A educadora elencou ainda que o estudante de um tempo para cá passou a se isolar, mas mesmo em seu próprio canto era amigo de todo mundo. “Os meninos relataram que ele costumava a desenhar e era bom desenhista só que de desenhos de arma e de cabeças ensaguentadas. Alguns [colegas] disseram que sabiam, mas que não contaram por medo”.

Desde a tragédia em Suzano (SP), em que um massacre deixou dez estudantes mortos, o aluno da Escola Municipal Dona Alexandrina consumiu uma grande quantidade de reportagens sobre o caso e, conforme a diretora da instituição, passou a se identificar com os atiradores. “No caderno dele tinha o nome dos garotos de Suzano, é algo que ele deveria estar planejando há dias”, pontuou.

Vigilância nas escolas

Além prestar apoio à comunidade escolar, o prefeito Roberto Naves informou que a Prefeitura de Anápolis vai agilizar o processo para que os vigias atuem nos horários em quem ocorrem às aulas nas unidades de ensino do município. “Nós precisamos dos vigias cuidando das pessoas, nós não precisamos de pessoas cuidando de máquinas.

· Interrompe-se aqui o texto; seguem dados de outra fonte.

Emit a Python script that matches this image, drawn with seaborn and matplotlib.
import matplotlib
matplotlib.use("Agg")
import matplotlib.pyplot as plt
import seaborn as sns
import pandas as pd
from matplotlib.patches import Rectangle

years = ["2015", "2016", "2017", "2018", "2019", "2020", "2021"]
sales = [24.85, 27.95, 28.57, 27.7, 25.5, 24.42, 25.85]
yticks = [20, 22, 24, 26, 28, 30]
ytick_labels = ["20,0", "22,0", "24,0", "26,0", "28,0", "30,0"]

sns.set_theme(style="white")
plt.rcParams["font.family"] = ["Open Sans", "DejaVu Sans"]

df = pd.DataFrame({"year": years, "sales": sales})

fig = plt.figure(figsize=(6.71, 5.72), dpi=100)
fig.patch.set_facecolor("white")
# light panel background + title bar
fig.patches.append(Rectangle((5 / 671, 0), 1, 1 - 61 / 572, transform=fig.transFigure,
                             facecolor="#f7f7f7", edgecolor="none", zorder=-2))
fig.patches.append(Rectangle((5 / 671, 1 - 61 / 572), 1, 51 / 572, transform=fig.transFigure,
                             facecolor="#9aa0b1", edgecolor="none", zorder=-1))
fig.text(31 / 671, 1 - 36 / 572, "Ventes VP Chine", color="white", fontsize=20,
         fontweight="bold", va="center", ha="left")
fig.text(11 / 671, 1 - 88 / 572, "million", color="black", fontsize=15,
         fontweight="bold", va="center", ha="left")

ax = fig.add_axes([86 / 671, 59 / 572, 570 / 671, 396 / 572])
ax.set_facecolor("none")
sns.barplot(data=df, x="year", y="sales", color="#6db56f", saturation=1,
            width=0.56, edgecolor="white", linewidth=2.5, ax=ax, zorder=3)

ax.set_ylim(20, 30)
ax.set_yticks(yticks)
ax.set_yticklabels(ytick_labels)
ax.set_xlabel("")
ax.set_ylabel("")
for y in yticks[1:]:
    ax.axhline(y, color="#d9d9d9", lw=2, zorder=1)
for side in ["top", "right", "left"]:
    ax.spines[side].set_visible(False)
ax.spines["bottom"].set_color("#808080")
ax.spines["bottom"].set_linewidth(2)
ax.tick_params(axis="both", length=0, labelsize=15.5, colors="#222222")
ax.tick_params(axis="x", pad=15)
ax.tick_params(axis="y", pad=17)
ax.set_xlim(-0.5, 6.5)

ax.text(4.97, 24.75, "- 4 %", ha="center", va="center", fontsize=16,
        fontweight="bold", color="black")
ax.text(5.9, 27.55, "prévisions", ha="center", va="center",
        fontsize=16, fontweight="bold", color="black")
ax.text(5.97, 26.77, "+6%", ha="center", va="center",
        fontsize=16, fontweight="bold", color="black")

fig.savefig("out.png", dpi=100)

Para isso, tem segurança e vigilância eletrônica”, afirmou.

A expectativa do gestor municipal é que nas próximas semanas todas as unidades escolares passem a contar com esses profissionais durante o período de aula. A Prefeitura também buscará parcerias para oferecer mais capacitação aos servidores. “Não adianta mais querermos tapar o sol com a peneira. Os problemas psicológicos estão aí, a depressão está aí e nós precisamos trabalhar sempre buscando a prevenção”.

Busque ajuda

Realizada em quase todo o mundo, a campanha Setembro Amarelo ocorre anualmente neste mês e tem o objetivo de sensibilizar e conscientizar a população sobre problemas emocionais e informar sobre os sinais que precisam ser observados com atenção, bem como os locais onde procurar ajuda.

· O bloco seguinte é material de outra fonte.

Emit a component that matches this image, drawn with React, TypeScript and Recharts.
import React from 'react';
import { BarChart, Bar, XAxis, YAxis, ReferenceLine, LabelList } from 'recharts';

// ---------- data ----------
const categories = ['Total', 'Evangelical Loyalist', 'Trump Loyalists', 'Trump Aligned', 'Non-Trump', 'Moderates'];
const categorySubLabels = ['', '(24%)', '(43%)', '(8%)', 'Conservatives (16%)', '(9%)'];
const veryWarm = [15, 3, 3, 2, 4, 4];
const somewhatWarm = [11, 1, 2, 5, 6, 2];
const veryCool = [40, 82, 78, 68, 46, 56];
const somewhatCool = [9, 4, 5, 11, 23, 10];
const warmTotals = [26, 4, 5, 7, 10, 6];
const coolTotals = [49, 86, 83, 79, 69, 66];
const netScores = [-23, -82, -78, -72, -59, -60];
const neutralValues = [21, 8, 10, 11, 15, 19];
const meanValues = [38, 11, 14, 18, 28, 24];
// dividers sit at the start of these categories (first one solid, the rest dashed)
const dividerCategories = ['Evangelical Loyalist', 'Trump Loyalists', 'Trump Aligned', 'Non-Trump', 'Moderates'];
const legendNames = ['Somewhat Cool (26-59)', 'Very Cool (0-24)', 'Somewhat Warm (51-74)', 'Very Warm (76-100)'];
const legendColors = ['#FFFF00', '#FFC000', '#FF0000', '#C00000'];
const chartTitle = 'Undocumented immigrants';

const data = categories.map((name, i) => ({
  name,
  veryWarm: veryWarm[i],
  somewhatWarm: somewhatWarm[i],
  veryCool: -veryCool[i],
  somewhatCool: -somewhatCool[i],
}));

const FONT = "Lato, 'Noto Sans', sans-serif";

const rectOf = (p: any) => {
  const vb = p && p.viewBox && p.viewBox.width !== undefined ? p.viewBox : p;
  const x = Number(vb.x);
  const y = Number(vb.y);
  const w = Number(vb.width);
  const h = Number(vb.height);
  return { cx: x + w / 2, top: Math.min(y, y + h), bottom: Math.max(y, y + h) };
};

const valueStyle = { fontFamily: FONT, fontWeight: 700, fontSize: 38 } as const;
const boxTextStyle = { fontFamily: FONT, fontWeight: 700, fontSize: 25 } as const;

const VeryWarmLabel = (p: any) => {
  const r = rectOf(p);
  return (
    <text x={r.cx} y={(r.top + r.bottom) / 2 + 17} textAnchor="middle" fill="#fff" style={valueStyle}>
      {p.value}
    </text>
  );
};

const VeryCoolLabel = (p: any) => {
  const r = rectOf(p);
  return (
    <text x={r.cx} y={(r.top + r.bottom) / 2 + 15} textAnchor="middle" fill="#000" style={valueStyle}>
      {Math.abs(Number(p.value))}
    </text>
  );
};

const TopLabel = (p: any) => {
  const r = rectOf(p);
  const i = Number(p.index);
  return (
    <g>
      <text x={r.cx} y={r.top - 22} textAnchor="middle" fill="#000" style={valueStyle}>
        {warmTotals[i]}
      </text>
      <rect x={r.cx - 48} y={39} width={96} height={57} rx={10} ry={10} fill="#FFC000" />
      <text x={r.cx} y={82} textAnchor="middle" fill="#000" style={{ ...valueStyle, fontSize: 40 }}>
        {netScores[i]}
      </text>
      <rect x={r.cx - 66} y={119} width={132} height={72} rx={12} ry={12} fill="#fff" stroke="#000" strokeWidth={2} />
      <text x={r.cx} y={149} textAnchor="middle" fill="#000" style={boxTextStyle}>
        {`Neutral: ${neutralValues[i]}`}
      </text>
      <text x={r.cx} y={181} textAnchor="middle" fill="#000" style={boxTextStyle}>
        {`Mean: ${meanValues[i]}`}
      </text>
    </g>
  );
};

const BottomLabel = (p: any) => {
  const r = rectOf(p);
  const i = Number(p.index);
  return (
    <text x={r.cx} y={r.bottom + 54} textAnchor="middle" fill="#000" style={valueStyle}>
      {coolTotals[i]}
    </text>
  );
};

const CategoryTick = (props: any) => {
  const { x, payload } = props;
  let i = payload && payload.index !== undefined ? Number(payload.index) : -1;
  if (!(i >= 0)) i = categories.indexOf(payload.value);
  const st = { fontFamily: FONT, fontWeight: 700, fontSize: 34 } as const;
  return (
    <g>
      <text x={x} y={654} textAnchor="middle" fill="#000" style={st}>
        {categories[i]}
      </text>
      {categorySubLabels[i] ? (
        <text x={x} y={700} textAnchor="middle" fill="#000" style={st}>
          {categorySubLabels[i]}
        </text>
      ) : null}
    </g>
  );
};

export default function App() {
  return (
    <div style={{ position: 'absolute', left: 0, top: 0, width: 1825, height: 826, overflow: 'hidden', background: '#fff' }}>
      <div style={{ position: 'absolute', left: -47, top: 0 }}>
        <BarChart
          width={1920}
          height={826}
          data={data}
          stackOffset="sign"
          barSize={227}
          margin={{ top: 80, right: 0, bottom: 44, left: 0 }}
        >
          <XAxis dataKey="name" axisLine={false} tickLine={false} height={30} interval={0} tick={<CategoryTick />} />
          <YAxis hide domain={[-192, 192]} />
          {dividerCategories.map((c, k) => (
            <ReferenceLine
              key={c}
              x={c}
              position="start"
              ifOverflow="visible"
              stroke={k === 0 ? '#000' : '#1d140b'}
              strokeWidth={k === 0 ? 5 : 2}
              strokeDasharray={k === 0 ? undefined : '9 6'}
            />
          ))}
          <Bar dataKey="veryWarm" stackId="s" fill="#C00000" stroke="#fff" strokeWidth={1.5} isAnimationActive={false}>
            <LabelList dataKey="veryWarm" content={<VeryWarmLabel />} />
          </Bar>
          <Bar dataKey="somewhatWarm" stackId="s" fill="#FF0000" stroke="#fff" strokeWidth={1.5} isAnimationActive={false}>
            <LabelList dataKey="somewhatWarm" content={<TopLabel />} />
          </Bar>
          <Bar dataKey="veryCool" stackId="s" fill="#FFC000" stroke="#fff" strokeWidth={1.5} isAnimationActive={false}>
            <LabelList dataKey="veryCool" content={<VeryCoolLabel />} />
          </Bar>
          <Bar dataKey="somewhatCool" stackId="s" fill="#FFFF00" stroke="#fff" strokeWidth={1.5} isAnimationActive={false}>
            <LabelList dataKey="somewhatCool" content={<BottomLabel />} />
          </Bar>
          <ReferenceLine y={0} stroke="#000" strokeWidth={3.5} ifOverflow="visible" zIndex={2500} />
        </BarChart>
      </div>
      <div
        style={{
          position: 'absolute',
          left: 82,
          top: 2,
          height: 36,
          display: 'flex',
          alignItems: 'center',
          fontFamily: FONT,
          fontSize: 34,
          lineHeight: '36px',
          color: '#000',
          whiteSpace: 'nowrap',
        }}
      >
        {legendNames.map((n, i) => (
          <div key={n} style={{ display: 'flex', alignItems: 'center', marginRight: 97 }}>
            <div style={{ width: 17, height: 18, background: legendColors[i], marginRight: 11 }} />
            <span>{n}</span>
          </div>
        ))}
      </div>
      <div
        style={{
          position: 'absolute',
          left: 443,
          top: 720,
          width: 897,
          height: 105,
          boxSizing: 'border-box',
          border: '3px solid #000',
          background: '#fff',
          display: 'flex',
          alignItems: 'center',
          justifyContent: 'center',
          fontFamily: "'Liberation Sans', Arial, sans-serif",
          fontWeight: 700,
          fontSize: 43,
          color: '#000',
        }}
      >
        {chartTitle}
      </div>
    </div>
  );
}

Está passando por um período difícil? O Centro de Valorização da Vida (CVV) pode ajudar você. A organização atua no apoio psicológico e na prevenção do suicídio, atendendo voluntária e gratuitamente todas as pessoas que querem e precisam conversar, sob total sigilo. O número é 188 e está disponível 24h, todos os dias.